_Given instruction_
Pictures within the data are to be left out; everything else must be reproduced exactly.

_Available data_
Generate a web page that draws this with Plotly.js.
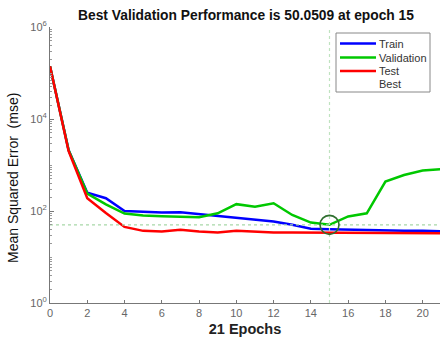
<!DOCTYPE html>
<html>
<head>
<meta charset="utf-8">
<script src="https://cdn.plot.ly/plotly-3.0.1.min.js"></script>
<style>html,body{margin:0;padding:0;background:#fff;}#chart{width:440px;height:340px;}</style>
</head>
<body>
<div id="chart"></div>
<script>
var epochs = [0,1,2,3,4,5,6,7,8,9,10,11,12,13,14,15,16,17,18,19,20,21];
var trainMSE = [140000,2100,250,190,100,97,93,94,86,78,72,66,59,50,41,40,39,39,38,37,37,36];
var validationMSE = [140000,2100,240,140,88,80,77,75,73,89,141,124,147,82,56,50.0509,76,89,435,605,755,810];
var testMSE = [140000,2000,190,90,45,37,36,39,36,34,37,35,34,34,34,34,34,34,34,33,33,33];
var bestEpoch = 15;
var bestValue = 50.0509;
var yTickVals = [1,100,10000,1000000];
var yTickText = ['10<sup>0</sup>','10<sup>2</sup>','10<sup>4</sup>','10<sup>6</sup>'];
var xTickVals = [0,2,4,6,8,10,12,14,16,18,20];
var legendNames = ['Train','Validation','Test','Best'];
var legendColors = ['#0000ff','#00c800','#ff0000','#d8ecd8'];

var FONT = 'Arial, "Liberation Sans", sans-serif';
var L = 50, R = 0, T = 27, B = 37, W = 440, H = 340;
var pw = W - L - R, ph = H - T - B;
function px(x){ return (x - L) / pw; }
function py(y){ return 1 - (y - T) / ph; }

var traces = [
  {x: epochs, y: trainMSE, type: 'scatter', mode: 'lines', name: 'Train', line: {color: '#0000ff', width: 2.5}},
  {x: epochs, y: validationMSE, type: 'scatter', mode: 'lines', name: 'Validation', line: {color: '#00c800', width: 2.5}},
  {x: epochs, y: testMSE, type: 'scatter', mode: 'lines', name: 'Test', line: {color: '#ff0000', width: 2.5}},
  {x: [bestEpoch, bestEpoch], y: [1, 1000000], type: 'scatter', mode: 'lines', name: 'Best', line: {color: '#bfe3bf', width: 1.2, dash: 'dot'}},
  {x: [0, 21], y: [bestValue, bestValue], type: 'scatter', mode: 'lines', showlegend: false, line: {color: '#a8d8a8', width: 1.2, dash: 'dot'}},
  {x: [bestEpoch], y: [bestValue], type: 'scatter', mode: 'markers', showlegend: false,
   marker: {symbol: 'circle-open', size: 19, color: '#2f6f2f', line: {width: 1.6, color: '#2f6f2f'}}}
];

var shapes = [{type: 'rect', xref: 'paper', yref: 'paper', x0: px(336), x1: px(430), y0: py(92), y1: py(33),
  line: {color: '#888', width: 1}, fillcolor: '#fff', layer: 'above'}];
var annotations = [];
var rowY = [43.5, 57.5, 71, 84];
for (var i = 0; i < legendNames.length; i++) {
  if (i < 3) {
    shapes.push({type: 'line', xref: 'paper', yref: 'paper', x0: px(340), x1: px(376), y0: py(rowY[i]), y1: py(rowY[i]),
      line: {color: legendColors[i], width: 2.5}, layer: 'above'});
  }
  annotations.push({xref: 'paper', yref: 'paper', x: px(377), y: py(rowY[i]), xanchor: 'left', yanchor: 'middle',
    text: legendNames[i], showarrow: false, font: {family: FONT, size: 11, color: '#333'}});
}
annotations.push({xref: 'paper', yref: 'paper', x: px(13), y: py(178), xanchor: 'center', yanchor: 'middle',
  textangle: -90, text: 'Mean Squared Error  (mse)', showarrow: false, font: {family: FONT, size: 14, color: '#111'}});

var layout = {
  width: W, height: H,
  margin: {l: L, r: R, t: T, b: B, pad: 0},
  paper_bgcolor: '#fff', plot_bgcolor: '#fff',
  showlegend: false,
  title: {text: '<b>Best Validation Performance is 50.0509 at epoch 15</b>', font: {family: FONT, size: 13.8, color: '#111'},
    x: 246 / W, xanchor: 'center', y: 1 - 15 / H, yanchor: 'middle'},
  xaxis: {range: [0, 20.93], tickvals: xTickVals, ticks: 'inside', ticklen: 3, tickcolor: '#777',
    showline: true, linecolor: '#777', linewidth: 1, showgrid: false, zeroline: false,
    tickfont: {family: FONT, size: 11, color: '#666'},
    title: {text: '<b>21 Epochs</b>', font: {family: FONT, size: 14.5, color: '#222'}, standoff: 5}},
  yaxis: {type: 'log', range: [0, 6], tickvals: yTickVals, ticktext: yTickText, ticks: 'inside', ticklen: 4, tickcolor: '#777',
    minor: {dtick: 'D1', ticks: 'inside', ticklen: 2, tickcolor: '#999', showgrid: false},
    showline: true, linecolor: '#777', linewidth: 1, showgrid: false, zeroline: false,
    tickfont: {family: FONT, size: 11, color: '#666'}},
  shapes: shapes,
  annotations: annotations
};

Plotly.newPlot('chart', traces, layout, {staticPlot: true, displayModeBar: false});
</script>
</body>
</html>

_Result_
Generate a web page that draws this with Plotly.js.
<!DOCTYPE html>
<html>
<head>
<meta charset="utf-8">
<script src="https://cdn.plot.ly/plotly-3.0.1.min.js"></script>
<style>html,body{margin:0;padding:0;background:#fff;}#chart{width:440px;height:340px;}</style>
</head>
<body>
<div id="chart"></div>
<script>
var epochs = [0,1,2,3,4,5,6,7,8,9,10,11,12,13,14,15,16,17,18,19,20,21];
var trainMSE = [140000,2100,250,190,100,97,93,94,86,78,72,66,59,50,41,40,39,39,38,37,37,36];
var validationMSE = [140000,2100,240,140,88,80,77,75,73,89,141,124,147,82,56,50.0509,76,89,435,605,755,810];
var testMSE = [140000,2000,190,90,45,37,36,39,36,34,37,35,34,34,34,34,34,34,34,33,33,33];
var bestEpoch = 15;
var bestValue = 50.0509;
var yTickVals = [1,100,10000,1000000];
var yTickText = ['10<sup>0</sup>','10<sup>2</sup>','10<sup>4</sup>','10<sup>6</sup>'];
var xTickVals = [0,2,4,6,8,10,12,14,16,18,20];
var legendNames = ['Train','Validation','Test','Best'];
var legendColors = ['#0000ff','#00c800','#ff0000','#d8ecd8'];

var FONT = 'Arial, "Liberation Sans", sans-serif';
var L = 50, R = 0, T = 27, B = 37, W = 440, H = 340;
var pw = W - L - R, ph = H - T - B;
function px(x){ return (x - L) / pw; }
function py(y){ return 1 - (y - T) / ph; }

var traces = [
  {x: epochs, y: trainMSE, type: 'scatter', mode: 'lines', name: 'Train', line: {color: '#0000ff', width: 2.5}},
  {x: epochs, y: validationMSE, type: 'scatter', mode: 'lines', name: 'Validation', line: {color: '#00c800', width: 2.5}},
  {x: epochs, y: testMSE, type: 'scatter', mode: 'lines', name: 'Test', line: {color: '#ff0000', width: 2.5}},
  {x: [bestEpoch, bestEpoch], y: [1, 1000000], type: 'scatter', mode: 'lines', name: 'Best', line: {color: '#bfe3bf', width: 1.2, dash: 'dot'}},
  {x: [0, 21], y: [bestValue, bestValue], type: 'scatter', mode: 'lines', showlegend: false, line: {color: '#a8d8a8', width: 1.2, dash: 'dot'}},
  {x: [bestEpoch], y: [bestValue], type: 'scatter', mode: 'markers', showlegend: false,
   marker: {symbol: 'circle-open', size: 19, color: '#2f6f2f', line: {width: 1.6, color: '#2f6f2f'}}}
];

var shapes = [{type: 'rect', xref: 'paper', yref: 'paper', x0: px(336), x1: px(430), y0: py(92), y1: py(33),
  line: {color: '#888', width: 1}, fillcolor: '#fff', layer: 'above'}];
var annotations = [];
var rowY = [43.5, 57.5, 71, 84];
for (var i = 0; i < legendNames.length; i++) {
  if (i < 3) {
    shapes.push({type: 'line', xref: 'paper', yref: 'paper', x0: px(340), x1: px(376), y0: py(rowY[i]), y1: py(rowY[i]),
      line: {color: legendColors[i], width: 2.5}, layer: 'above'});
  }
  annotations.push({xref: 'paper', yref: 'paper', x: px(377), y: py(rowY[i]), xanchor: 'left', yanchor: 'middle',
    text: legendNames[i], showarrow: false, font: {family: FONT, size: 11, color: '#333'}});
}
annotations.push({xref: 'paper', yref: 'paper', x: px(13), y: py(178), xanchor: 'center', yanchor: 'middle',
  textangle: -90, text: 'Mean Squared Error  (mse)', showarrow: false, font: {family: FONT, size: 14, color: '#111'}});

var layout = {
  width: W, height: H,
  margin: {l: L, r: R, t: T, b: B, pad: 0},
  paper_bgcolor: '#fff', plot_bgcolor: '#fff',
  showlegend: false,
  title: {text: '<b>Best Validation Performance is 50.0509 at epoch 15</b>', font: {family: FONT, size: 13.8, color: '#111'},
    x: 246 / W, xanchor: 'center', y: 1 - 15 / H, yanchor: 'middle'},
  xaxis: {range: [0, 20.93], tickvals: xTickVals, ticks: 'inside', ticklen: 3, tickcolor: '#777',
    showline: true, linecolor: '#777', linewidth: 1, showgrid: false, zeroline: false,
    tickfont: {family: FONT, size: 11, color: '#666'},
    title: {text: '<b>21 Epochs</b>', font: {family: FONT, size: 14.5, color: '#222'}, standoff: 5}},
  yaxis: {type: 'log', range: [0, 6], tickvals: yTickVals, ticktext: yTickText, ticks: 'inside', ticklen: 4, tickcolor: '#777',
    minor: {dtick: 'D1', ticks: 'inside', ticklen: 2, tickcolor: '#999', showgrid: false},
    showline: true, linecolor: '#777', linewidth: 1, showgrid: false, zeroline: false,
    tickfont: {family: FONT, size: 11, color: '#666'}},
  shapes: shapes,
  annotations: annotations
};

Plotly.newPlot('chart', traces, layout, {staticPlot: true, displayModeBar: false});
</script>
</body>
</html>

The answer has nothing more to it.